We remember what happened when the Transvaal was annexed on the last occasion; we remember how difficulties were created by military administration; we believe that there are difficulties essential to military administration, and that without in any way implying blame to the military authorities. But the military authorities are not trained for the purposes of civil administration, and certainly, in our opinion, at the very earliest moment civil administration must be set up, and a civil administration as opposed to a military administration is what we call Crown Colony government. But the fact that we establish such a government with a view to make the condition of the country as easy as possible, to make as few breaks as possible with the past, is not to be taken as an indication that the government will last for long, or indeed as any indication whatever on the subject. The  question of the length of such an administration must depend on many circumstances which we now cannot anticipate, but especially, of course, on the way in which the Boers take to the new government which we shall set up. I am advised by those who, as I say, are most intimate with the country that it is the most improbable thing in the world that anything like continuous guerilla warfare will be maintained, that it is not in the habits of the Boers at the present moment. ...
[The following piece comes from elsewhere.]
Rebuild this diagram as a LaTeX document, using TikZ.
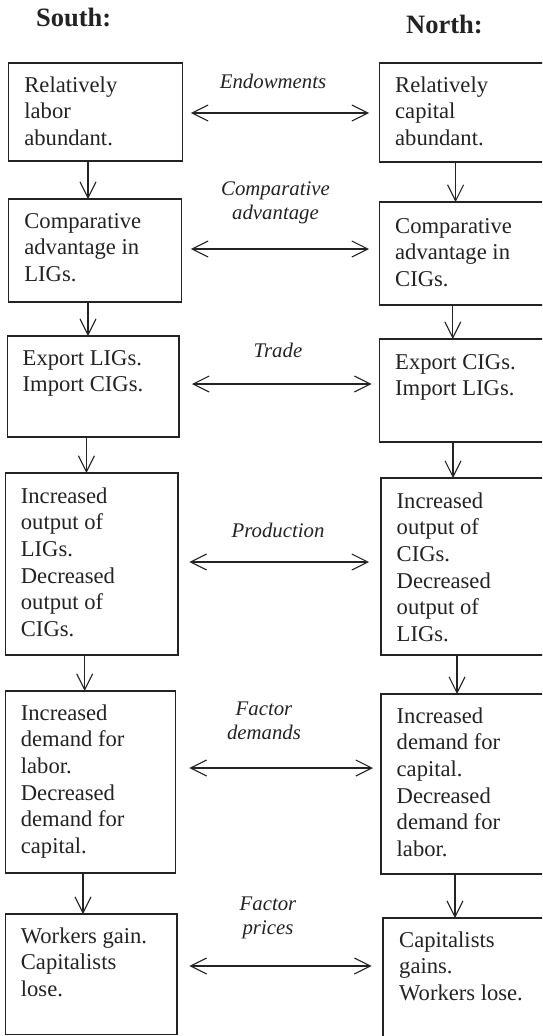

In sitting down I can only say that, although I recognise the enormous difficulties of the task which has been imposed upon us, I am hopeful, I am sanguine, that we shall bring it to a successful conclusion if we have the clear, the undoubted support of the nation behind us. If we could have had the warm authoritative support of the Opposition in this House, that is what I would have been best pleased to have had; if we could have shown that there was absolutely no party in this country on the question, I firmly believe, as I am standing here, that the war would have been brought to a conclusion before now. I believe, and I have some evidence to justify it, that the hops of reaction has prolonged the war, just as in the earlier stages of the war the Boers were encouraged to greater efforts by the hope of intervention. There may be no ground for accusing anybody, but there is ground for wishing, in the interest of this county, that, at all events, we shall have substantially a unanimous House behind us, and substantially a unanimous people behind us, in the difficulties we have still to face.